The Director of Public Prosecutions, who would be required to clarify his guidance, is seeking to appeal to the Supreme Court against the decision in Martin’s case.
‘Conscience of the nation’
In the Nicklinson and Lamb case, the decision centred on whether the High Court was right in originally ruling that Parliament, not judges should decide whether the law on assisted dying should change.
The three Court of Appeal judges unanimously dismissed Mrs Nicklinson and Paul Lamb’s challenge.
In the judgement, the Lord Chief Justice Lord Judge said Parliament represented “the conscience of the nation” when it came to addressing life and death issues, such as abortions and the death penalty.
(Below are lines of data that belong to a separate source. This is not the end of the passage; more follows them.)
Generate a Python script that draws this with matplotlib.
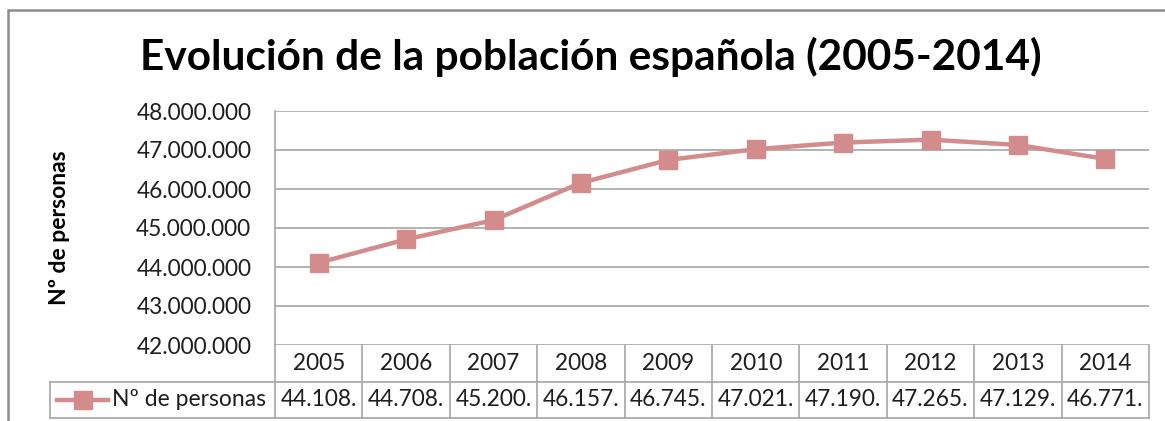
import matplotlib
matplotlib.use("Agg")
import matplotlib.pyplot as plt
from matplotlib.lines import Line2D
from matplotlib.patches import Rectangle
from matplotlib.transforms import blended_transform_factory

plt.rcParams['font.family'] = ['Lato', 'DejaVu Sans']

years = ['2005', '2006', '2007', '2008', '2009', '2010', '2011', '2012', '2013', '2014']
personas = [44108530, 44708964, 45200737, 46157822, 46745807,
            47021031, 47190493, 47265321, 47129783, 46771341]
yticks = [42000000, 43000000, 44000000, 45000000, 46000000, 47000000, 48000000]
title = 'Evolución de la población española (2005-2014)'
serie = 'Nº de personas'

line_col = '#D38B8B'
grid_col = '#A6A6A6'
txt_col = '#1E1E1E'
W, H = 1165, 421

def fy(px):
    return 1 - px / H

def fx(px):
    return px / W

fig = plt.figure(figsize=(W / 100, H / 100), dpi=100)
ax = fig.add_axes([fx(275), fy(345), fx(1149) - fx(275), fy(111) - fy(345)])

# outer chart border
fig.patches.append(Rectangle((fx(8), fy(430)), 1.2, fy(10) - fy(430),
                             transform=fig.transFigure, fill=False,
                             edgecolor='#8C8C8C', linewidth=1.8))

x = list(range(len(years)))
ax.plot(x, personas, color=line_col, linewidth=3.2, marker='s', markersize=13,
        markerfacecolor=line_col, markeredgecolor=line_col, zorder=3)

ax.set_xlim(-0.5, len(years) - 0.5)
ax.set_ylim(yticks[0], yticks[-1])
ax.set_yticks(yticks)
ax.set_yticklabels([f"{v:,}".replace(",", ".") for v in yticks], fontsize=16.3, color=txt_col)
ax.tick_params(axis='y', length=0, pad=17)
ax.set_xticks([])
ax.yaxis.grid(True, color=grid_col, linewidth=1.2)
ax.set_axisbelow(True)
for s in ['top', 'right', 'bottom']:
    ax.spines[s].set_visible(False)
ax.spines['left'].set_color(grid_col)
ax.spines['left'].set_linewidth(1.2)

fig.text(fx(591), fy(57), title, ha='center', va='center', fontsize=30.5, fontweight='bold')
fig.text(fx(60), fy(228), serie, ha='center', va='center', rotation=90,
         fontsize=16.5, fontweight='bold')

# data table below the plot
tr = blended_transform_factory(ax.transData, fig.transFigure)
y0, y1, y2 = fy(345), fy(382), fy(418)
for i in range(len(years) + 1):
    ax.add_line(Line2D([i - 0.5, i - 0.5], [y2, y0], transform=tr, color=grid_col,
                       linewidth=1.2, clip_on=False))
ax.add_line(Line2D([-0.5, len(years) - 0.5], [y1, y1], transform=tr, color=grid_col,
                   linewidth=1.2, clip_on=False))
ax.add_line(Line2D([-0.5, len(years) - 0.5], [y2, y2], transform=tr, color=grid_col,
                   linewidth=1.2, clip_on=False))
for i, (yr, v) in enumerate(zip(years, personas)):
    ax.text(i, (y0 + y1) / 2, yr, transform=tr, ha='center', va='center',
            fontsize=16.3, color=txt_col)
    ax.text(i, (y1 + y2) / 2, f"{v:,}".replace(",", ".")[:7], transform=tr,
            ha='center', va='center', fontsize=16.3, color=txt_col)

# legend cell
for xs, ys in [([fx(50), fx(275)], [y1, y1]), ([fx(50), fx(275)], [y2, y2]),
               ([fx(50), fx(50)], [y1, y2])]:
    fig.add_artist(Line2D(xs, ys, transform=fig.transFigure, color=grid_col, linewidth=1.2))
ym = (y1 + y2) / 2
fig.add_artist(Line2D([fx(57), fx(108)], [ym, ym], transform=fig.transFigure,
                      color=line_col, linewidth=3.2))
fig.add_artist(Line2D([fx(83)], [ym], transform=fig.transFigure, marker='s',
                      markersize=13, color=line_col, linestyle='none'))
fig.text(fx(112), ym, serie, ha='left', va='center', fontsize=16.5, color=txt_col)

fig.savefig('out.png', dpi=100, facecolor='white')
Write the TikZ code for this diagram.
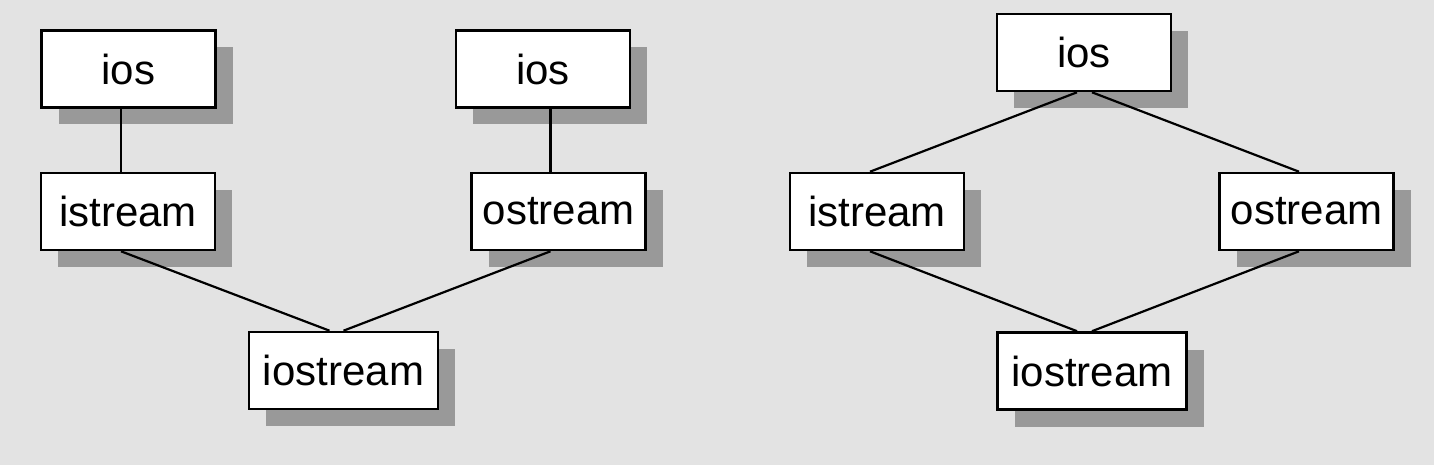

“Judges, however eminent, do not: our responsibility is to discover the relevant legal principles, and apply the law as we find it.”
Widow Jane Nicklinson told the BBC she was “very, very disappointed” by the ruling, but “not totally surprised”.
“They are not going to get rid of us that easily,” she said, as she explained she would be seeking permission to appeal to the Supreme Court.
She added that it was a very complicated legal matter.
“Although we lost, the legal team are quite pleased with the outcome – the appeal judges actually upheld a couple of points which the High Court rejected, which is a step forward.”
Mr Nicklinson died naturally at his home in Wiltshire last year.
Paul Lamb wanted the law changed so any doctor who helped him die would have a defence against the charge of murder.
The 57-year-old from Leeds has been almost completely paralysed from the neck down since a car accident 23 years ago and says he is in constant pain.
Dr Andrew Fergusson, of the Care not Killing campaign group, welcomed the Nicklinson and Lamb ruling, saying: “All three judges were very clear on legal, and I think ethical, grounds as well, that the law, if it’s to be changed, must be changed by parliament alone. The courts cannot do it.”
Geoffrey Robertson QC said: “The judges feel very sympathetic to people who are dying and want to speed their end – as everyone would.
“Judges, much as they would like to, can’t make the law conform with humanity if the law is clear and parliament hasn’t acted.”